EXERCISE BRIEF: Select lines where the word "code" appears.

GIVEN DATA:
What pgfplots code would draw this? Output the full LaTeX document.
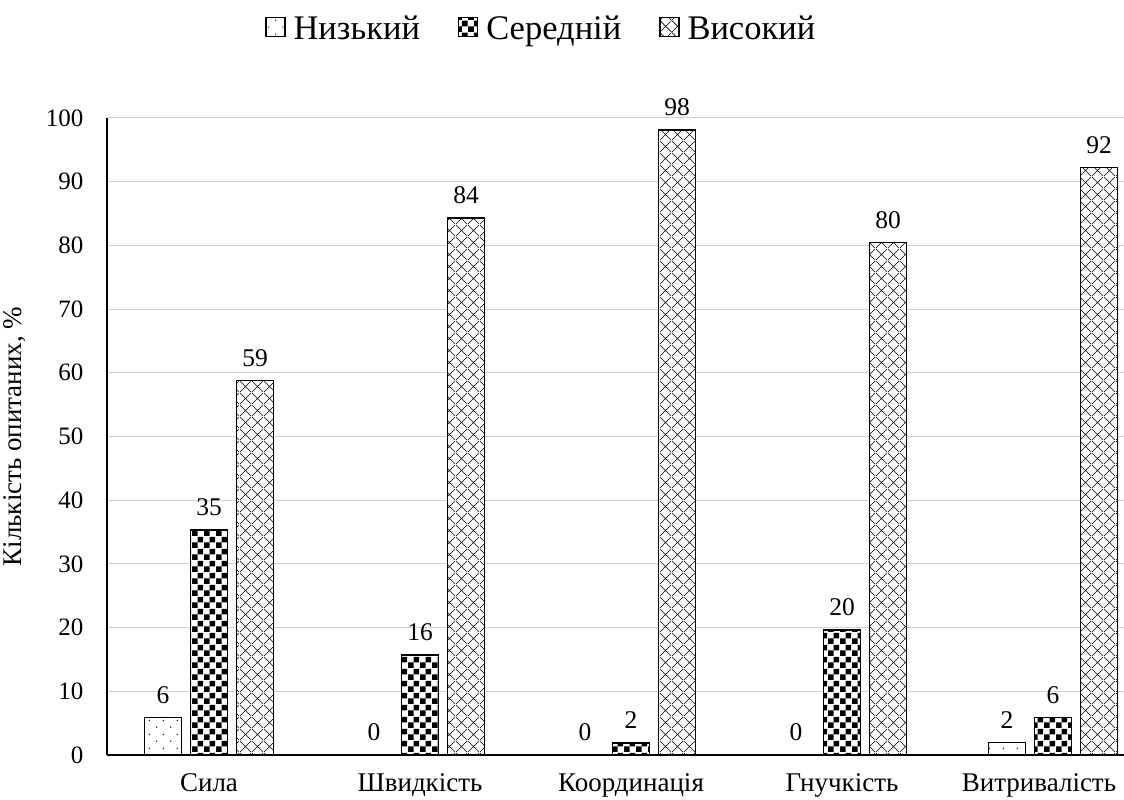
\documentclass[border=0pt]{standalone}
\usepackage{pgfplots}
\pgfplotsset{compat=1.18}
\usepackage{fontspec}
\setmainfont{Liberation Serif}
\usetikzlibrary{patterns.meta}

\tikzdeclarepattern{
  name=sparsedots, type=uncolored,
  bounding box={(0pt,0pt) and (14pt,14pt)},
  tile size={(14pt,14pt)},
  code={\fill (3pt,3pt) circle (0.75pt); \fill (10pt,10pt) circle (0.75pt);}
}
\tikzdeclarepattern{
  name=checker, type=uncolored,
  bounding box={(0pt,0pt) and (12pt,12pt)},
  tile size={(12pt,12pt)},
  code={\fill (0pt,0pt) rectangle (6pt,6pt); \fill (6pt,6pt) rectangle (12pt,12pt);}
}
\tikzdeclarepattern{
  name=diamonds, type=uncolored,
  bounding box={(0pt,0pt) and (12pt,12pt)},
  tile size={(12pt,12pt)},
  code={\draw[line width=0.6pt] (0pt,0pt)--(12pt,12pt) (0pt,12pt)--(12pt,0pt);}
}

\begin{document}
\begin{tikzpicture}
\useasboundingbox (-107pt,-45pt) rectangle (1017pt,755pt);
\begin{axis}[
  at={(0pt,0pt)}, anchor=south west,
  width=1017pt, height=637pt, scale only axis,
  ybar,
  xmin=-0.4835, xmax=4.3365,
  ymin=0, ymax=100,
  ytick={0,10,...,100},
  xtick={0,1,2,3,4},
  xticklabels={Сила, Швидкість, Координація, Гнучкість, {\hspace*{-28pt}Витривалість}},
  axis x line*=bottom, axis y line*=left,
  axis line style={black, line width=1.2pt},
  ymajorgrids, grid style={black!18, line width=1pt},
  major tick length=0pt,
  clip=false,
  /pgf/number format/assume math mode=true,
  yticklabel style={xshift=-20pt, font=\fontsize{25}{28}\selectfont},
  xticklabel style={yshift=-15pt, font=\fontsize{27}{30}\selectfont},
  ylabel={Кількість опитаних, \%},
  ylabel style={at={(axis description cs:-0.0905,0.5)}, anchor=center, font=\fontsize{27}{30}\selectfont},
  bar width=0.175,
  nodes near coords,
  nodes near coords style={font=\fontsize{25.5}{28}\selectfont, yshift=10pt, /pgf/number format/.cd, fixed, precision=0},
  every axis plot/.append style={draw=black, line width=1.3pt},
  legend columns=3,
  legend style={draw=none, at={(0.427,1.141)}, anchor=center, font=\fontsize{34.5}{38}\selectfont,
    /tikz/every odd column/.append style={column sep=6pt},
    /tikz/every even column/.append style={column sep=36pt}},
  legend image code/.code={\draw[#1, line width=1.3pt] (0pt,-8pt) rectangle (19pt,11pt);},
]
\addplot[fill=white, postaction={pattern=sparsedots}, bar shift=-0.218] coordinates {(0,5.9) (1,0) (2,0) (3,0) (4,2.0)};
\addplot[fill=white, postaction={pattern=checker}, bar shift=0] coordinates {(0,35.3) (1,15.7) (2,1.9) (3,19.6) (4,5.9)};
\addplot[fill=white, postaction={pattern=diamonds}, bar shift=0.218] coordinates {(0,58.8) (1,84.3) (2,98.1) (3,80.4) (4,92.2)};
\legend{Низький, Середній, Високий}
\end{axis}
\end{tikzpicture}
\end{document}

EXERCISE RESPONSE:
What pgfplots code would draw this? Output the full LaTeX document.
  code={\fill (3pt,3pt) circle (0.75pt); \fill (10pt,10pt) circle (0.75pt);}
  code={\fill (0pt,0pt) rectangle (6pt,6pt); \fill (6pt,6pt) rectangle (12pt,12pt);}
  code={\draw[line width=0.6pt] (0pt,0pt)--(12pt,12pt) (0pt,12pt)--(12pt,0pt);}
  legend image code/.code={\draw[#1, line width=1.3pt] (0pt,-8pt) rectangle (19pt,11pt);},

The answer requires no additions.